I showed some of these images to construction experts and satellite imagery professionals, and received very little encouragement. Most likely, they told me, the work being performed was site remediation: a building was torn down, and construction debris thrown in a trench and covered up. As successive trenches are dug and filled in, a rectangular shape is formed. Simple as that.

And yet: the entire cosmodrome is littered with decades of abandoned equipment and derelict buildings, evincing a constitutional lack of interest in the concept of remediation. There is no commercial or residential activity for miles of Yubileyniy. Why, after decades, did the Russians suddenly need to clear this one lonely spot, in the heart of a frigid winter, finishing just before MH370 disappeared?

If you ask my opinion now, I think the construction of the Yubileyniy dirt pile is just one of those weird concidences. I don’t think that the Russians buried MH370 at Baikonur. For one thing, it would have been much simpler to just put more fuel in it, switch in a professional pilot, and fly it somewhere else, deep in the Russian interior.

For another thing, our old friend Victor Iannello spent a fair time puzzling overlanding places near the 7th arc and he focused on practical matters, like: where would the plane likely have enough fuel to go to?

What he found was that MH370 would have had a hard time reaching Kyzylorda, let alone Baikonur. However it would have had no problem reaching Almaty, the capital of Kazakhstan. The international airport there has the second-longest runway in Kazakhstan.

He wrote, “For the path to Almaty Airport at 35,000 ft, the required speed is M=0.735 and the average headwind is 10 kn, with a peak of 23 kn. The predicted fuel remaining at Almaty would be about 3,837 kg, or about 7.8% of the initial fuel load. Even with the uncertainties (-3.8%/+3.2%) of the fuel flow model, I predict there was sufficient fuel to reach Almaty.”

It’s worth noting, though, that Almaty seems to lie east of the pathways delineated by the DSTG. Since we don’t exactly how they generated their calculations, it’s hard to know how big of a problem that was.

One thing I find very intriguing about Almaty is how close it lies to the 7th arc:

The distance is less than the length of the runway! It actually lies within the margin of error of the BTO data, so when it sent its final ping the plane could have been right there.

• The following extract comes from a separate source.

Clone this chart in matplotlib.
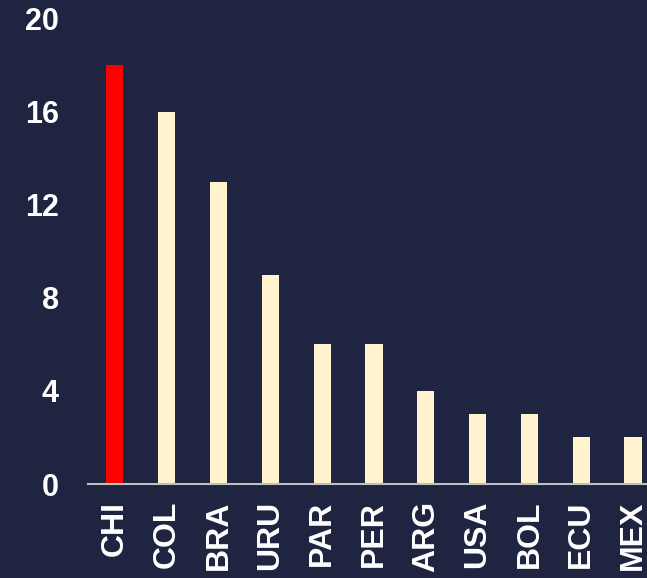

By the way: since I started working on this week’s episode, I noticed another interesting airstrip that also lies very close to the 7th arc, in this case just a few miles beyond it. And this one lies much closer to the DSTG’s high-probability zone. It’s called Moyynkum:

The upshot is that there are plausible places that MH370 could have landed in Kazakhstan, but we don’t really know where, and my suspicion is that if it did go north it was probably quickly refueled and then took off for a more secure location.